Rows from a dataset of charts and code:
::::::
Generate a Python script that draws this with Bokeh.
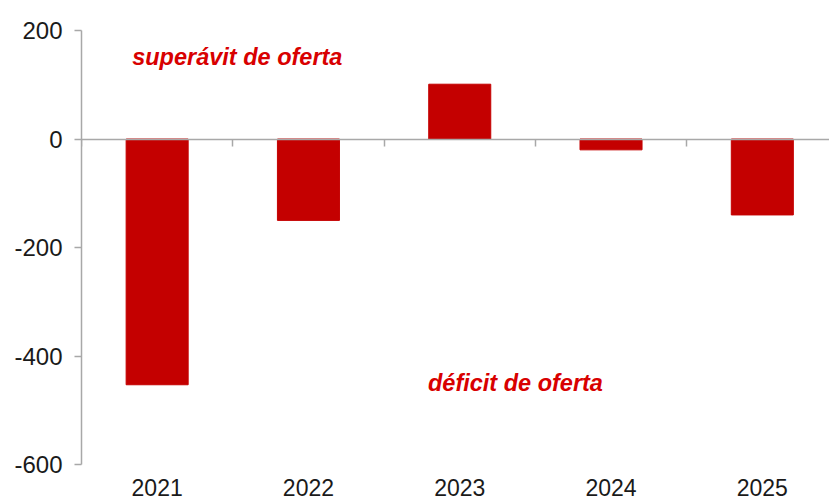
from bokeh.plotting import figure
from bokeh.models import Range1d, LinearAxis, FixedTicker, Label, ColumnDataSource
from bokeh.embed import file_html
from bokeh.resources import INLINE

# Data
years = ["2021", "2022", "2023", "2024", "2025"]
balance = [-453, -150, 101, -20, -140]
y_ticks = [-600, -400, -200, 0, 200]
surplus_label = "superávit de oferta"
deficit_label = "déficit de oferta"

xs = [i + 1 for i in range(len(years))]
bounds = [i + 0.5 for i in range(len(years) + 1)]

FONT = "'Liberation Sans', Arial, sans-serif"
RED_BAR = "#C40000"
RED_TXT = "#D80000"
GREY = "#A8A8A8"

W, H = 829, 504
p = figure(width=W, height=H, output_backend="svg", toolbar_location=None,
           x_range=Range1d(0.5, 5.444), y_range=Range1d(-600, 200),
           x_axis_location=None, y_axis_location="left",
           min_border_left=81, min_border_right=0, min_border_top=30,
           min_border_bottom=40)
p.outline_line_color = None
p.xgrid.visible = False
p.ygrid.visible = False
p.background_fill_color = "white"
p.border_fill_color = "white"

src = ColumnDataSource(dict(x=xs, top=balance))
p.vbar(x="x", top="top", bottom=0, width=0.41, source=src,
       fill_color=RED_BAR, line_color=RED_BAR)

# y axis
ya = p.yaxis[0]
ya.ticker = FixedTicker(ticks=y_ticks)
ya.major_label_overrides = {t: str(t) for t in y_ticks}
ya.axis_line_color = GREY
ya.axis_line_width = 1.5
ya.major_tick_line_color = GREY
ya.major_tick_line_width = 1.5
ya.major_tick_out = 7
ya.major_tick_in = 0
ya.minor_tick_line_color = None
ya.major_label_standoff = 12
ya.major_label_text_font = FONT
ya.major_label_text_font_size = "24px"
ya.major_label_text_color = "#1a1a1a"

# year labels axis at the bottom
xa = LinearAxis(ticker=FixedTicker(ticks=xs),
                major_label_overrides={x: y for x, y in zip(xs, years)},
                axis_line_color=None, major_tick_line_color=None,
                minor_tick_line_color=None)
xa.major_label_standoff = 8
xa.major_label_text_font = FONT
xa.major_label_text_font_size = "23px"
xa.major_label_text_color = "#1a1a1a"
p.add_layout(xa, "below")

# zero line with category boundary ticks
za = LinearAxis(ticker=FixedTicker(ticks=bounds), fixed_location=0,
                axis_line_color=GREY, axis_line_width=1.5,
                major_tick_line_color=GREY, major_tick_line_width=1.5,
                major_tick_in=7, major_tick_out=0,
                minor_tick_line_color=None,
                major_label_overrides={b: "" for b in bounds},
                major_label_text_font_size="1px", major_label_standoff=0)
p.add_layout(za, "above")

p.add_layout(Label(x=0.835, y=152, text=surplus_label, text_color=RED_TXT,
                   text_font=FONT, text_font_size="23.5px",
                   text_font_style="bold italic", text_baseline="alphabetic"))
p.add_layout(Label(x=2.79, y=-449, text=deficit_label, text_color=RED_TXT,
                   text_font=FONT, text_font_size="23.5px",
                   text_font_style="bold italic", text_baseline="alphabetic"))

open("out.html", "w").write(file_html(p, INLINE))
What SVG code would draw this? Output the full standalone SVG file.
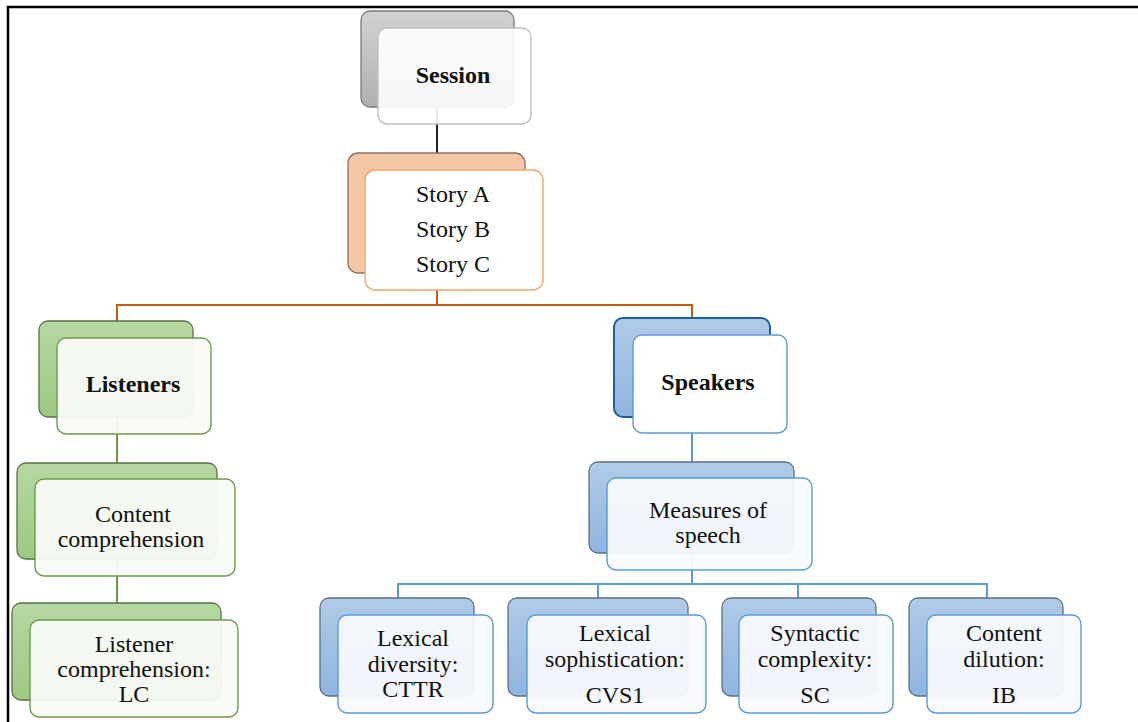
::::::
WHAT YOU WILL DO = Filter the entries and copy out every line with the word "this".

WRITTEN ANSWER =
Generate a Python script that draws this with Bokeh.
What SVG code would draw this? Output the full standalone SVG file.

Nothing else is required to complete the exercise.